3. Enroll in your employer’s retirement plan
If you are currently in a tight budget, even the simple step of enrolling in your 401(k) or another employer retirement plan may seem impossible. But there is a way for you to begin investing in an employer-sponsored retirement plan with starting amounts that are quite small, you might not even notice it.
For example, you can invest just 1% of your salary into the employer plan. You won’t even notice a contribution that small. Also, you’ll get a tax deduction which makes your contribution even feel smaller.
Once you have committed to a 1% contribution, you can gradually increase it each year. For example, you can increase your contribution to 2% the following year. On your third year, you can increase your contribution to 3% of your pay. If you match these increases with your annual pay raise, you might not notice the effect of the increase in your contribution.
If you get a 2% increase in pay, it will effectively be splitting the increase between your retirement plan and your checking account. Also, if your employer provides a contribution that matches yours, this will make the arrangement even better.

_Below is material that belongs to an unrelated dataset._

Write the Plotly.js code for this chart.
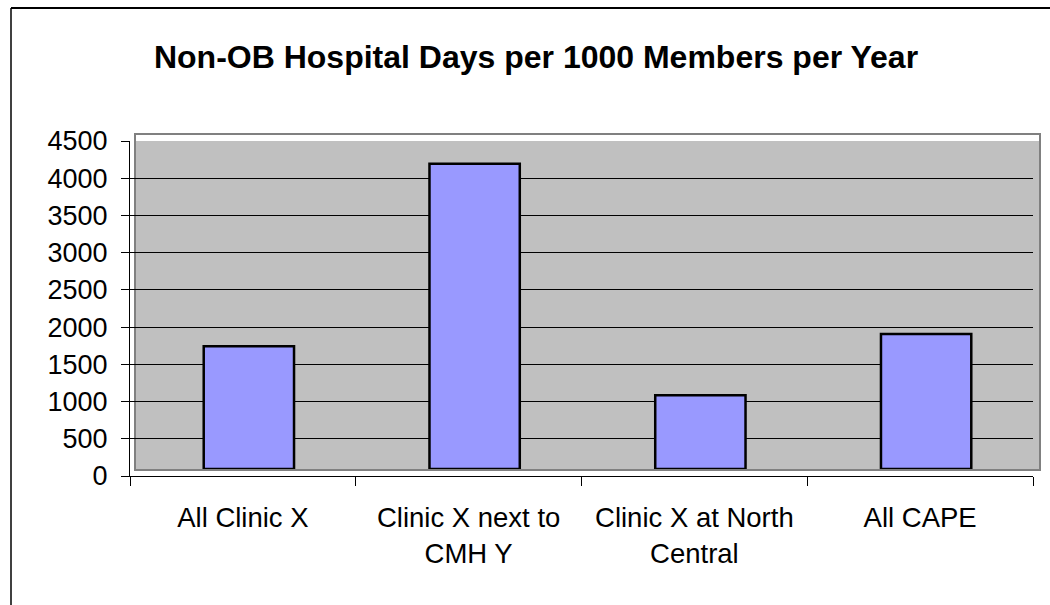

4. Put your money in low-initial-investment mutual funds
Mutual funds are also considered as an investment security. This will allow you to invest in a portfolio of stocks and bonds with just a single transaction, which is perfect for new investors. However, the trouble is that many of the mutual fund companies require an initial minimum investment of between $500 and $5,000. If you are a first-time investor with little cash to invest, those minimums are hard to achieve. But some of the mutual fund’s companies will waive the account minimums if you will agree to an automatic investment between $50 and $100.
Automatic investing is a usual feature with mutual fund and ETF IRA accounts. It is less common, however, with the taxable accounts. It is always worth asking for the availability of this investment. The mutual fund companies that are known to do this are Dreyfus, T. Rowe Price, and Transamerica.
5. Play it safe with Treasury securities
It is not common for small investors to begin their investment journey with the US Treasury securities, but do note that you still can. You will not be able to get rich with these securities, but it is an excellent place to park your money and earn some interest until you are ready to get investments with a higher risk but higher returns.